» Information shown:
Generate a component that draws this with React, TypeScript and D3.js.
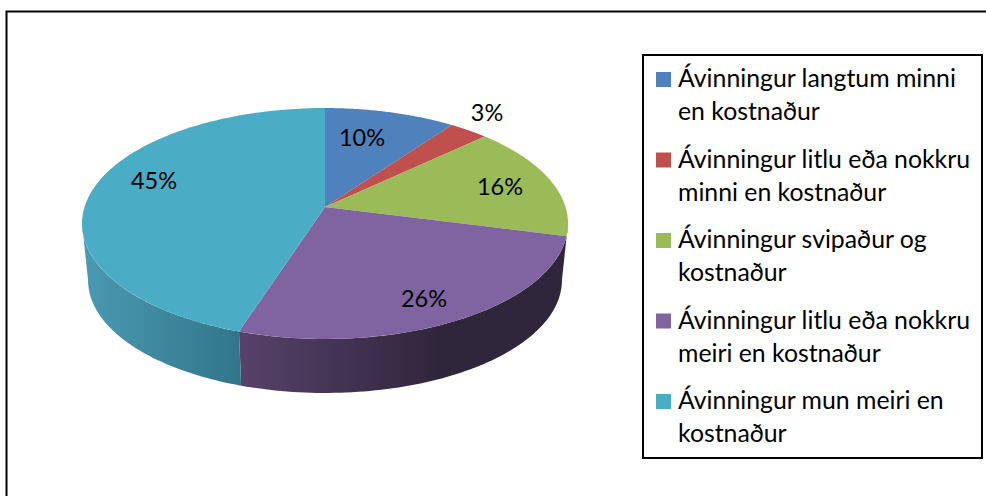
import React from "react";
import * as d3 from "d3";

const categories = [
  "Ávinningur langtum minni|en kostnaður",
  "Ávinningur litlu eða nokkru|minni en kostnaður",
  "Ávinningur svipaður og|kostnaður",
  "Ávinningur litlu eða nokkru|meiri en kostnaður",
  "Ávinningur mun meiri en|kostnaður",
];
const values = [10, 3, 16, 26, 45];
const labels = ["10%", "3%", "16%", "26%", "45%"];
const colors = ["#4f81bd", "#c0504d", "#9bbb59", "#8064a2", "#4bacc6"];
const labelPos = [[362, 140], [487, 115], [500, 189], [424, 301], [154, 183]];
const wallStops: Record<number, [string, string]> = {
  3: ["#57426b", "#30263c"],
  4: ["#4a9ab3", "#32768a"],
};

const FONT = "Lato, Carlito, Calibri, sans-serif";

const cx = 325, cy = 207, A = 240.5, B = 113.1, C = 0.1429;
const S = 0.975, D = 57.3;
const visStart = Math.acos(-C);
const visEnd = 2 * Math.PI - visStart;

function top(t: number): [number, number] {
  const X = Math.sin(t), Y = Math.cos(t), w = 1 + C * Y;
  return [cx + (A * X) / w, cy - (B * Y) / w];
}
function bot(t: number): [number, number] {
  const [x, y] = top(t);
  return [cx + (x - cx) * S, cy + (y - cy) * S + D];
}

export default function App() {
  const arcs = d3.pie<number>().sort(null)(values);
  const line = d3.line();
  const sample = (a: number, b: number) => d3.range(0, 81).map((i) => a + ((b - a) * i) / 80);
  const wall = (a: number, b: number) => {
    const s = sample(Math.min(a, Math.max(a, visStart)), Math.min(b, visEnd));
    return line([...s.map(top), ...s.slice().reverse().map(bot)]) + "Z";
  };
  const slice = (a: number, b: number) =>
    line([[cx, cy], ...sample(a, b).map(top)] as [number, number][]) + "Z";
  const leftX = 82, rightX = 568;
  const legendTop = 64, step = 80.5, lh = 33;
  const split = top(arcs[3].endAngle)[0];
  return (
    <svg
      width={986}
      height={496}
      style={{ position: "absolute", left: 0, top: 0, background: "#fff" }}
    >
      <defs>
        {Object.entries(wallStops).map(([i, s]) => {
          const x0 = i === "3" ? split : leftX;
          const x1 = i === "3" ? rightX : split;
          return (
            <linearGradient key={i} id={`w${i}`} gradientUnits="userSpaceOnUse" x1={x0} x2={x1} y1={0} y2={0}>
              <stop offset="0" stopColor={s[0]} />
              <stop offset={i === "3" ? 0.6 : 1} stopColor={s[1]} />
              <stop offset="1" stopColor={s[1]} />
            </linearGradient>
          );
        })}
      </defs>
      <path d="M6.5 496V11.5H986" fill="none" stroke="#000" strokeWidth={2} />
      {arcs.map((a, i) =>
        wallStops[i] ? (
          <path
            key={i}
            d={wall(i === 3 ? visStart : a.startAngle, a.endAngle)}
            fill={`url(#w${i})`}
          />
        ) : null
      )}
      {arcs.map((a, i) => (
        <path key={i} d={slice(a.startAngle, a.endAngle)} fill={colors[i]} />
      ))}
      {labels.map((l, i) => (
        <text key={i} x={labelPos[i][0]} y={labelPos[i][1]} textAnchor="middle" fontFamily={FONT} fontSize={23.5} dominantBaseline="middle" fill="#000">
          {l}
        </text>
      ))}
      <rect x={643} y={55} width={339} height={403} fill="#fff" stroke="#000" strokeWidth={2} />
      {categories.map((c, i) => {
        const [l1, l2] = c.split("|");
        const y = legendTop + i * step;
        return (
          <g key={i}>
            <rect x={656} y={y + 8} width={15} height={15} fill={colors[i]} />
            <text x={678} y={y + 23} fontFamily={FONT} fontSize={24.8} fill="#000">{l1}</text>
            <text x={678} y={y + 23 + lh} fontFamily={FONT} fontSize={24.8} fill="#000">{l2}</text>
          </g>
        );
      })}
    </svg>
  );
}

» Do this:
Everything from the top line of the data down to and including the line with "import * as" is to be copied, except the pictures.

» Exercise output:
Generate a component that draws this with React, TypeScript and D3.js.
import React from "react";
import * as d3 from "d3";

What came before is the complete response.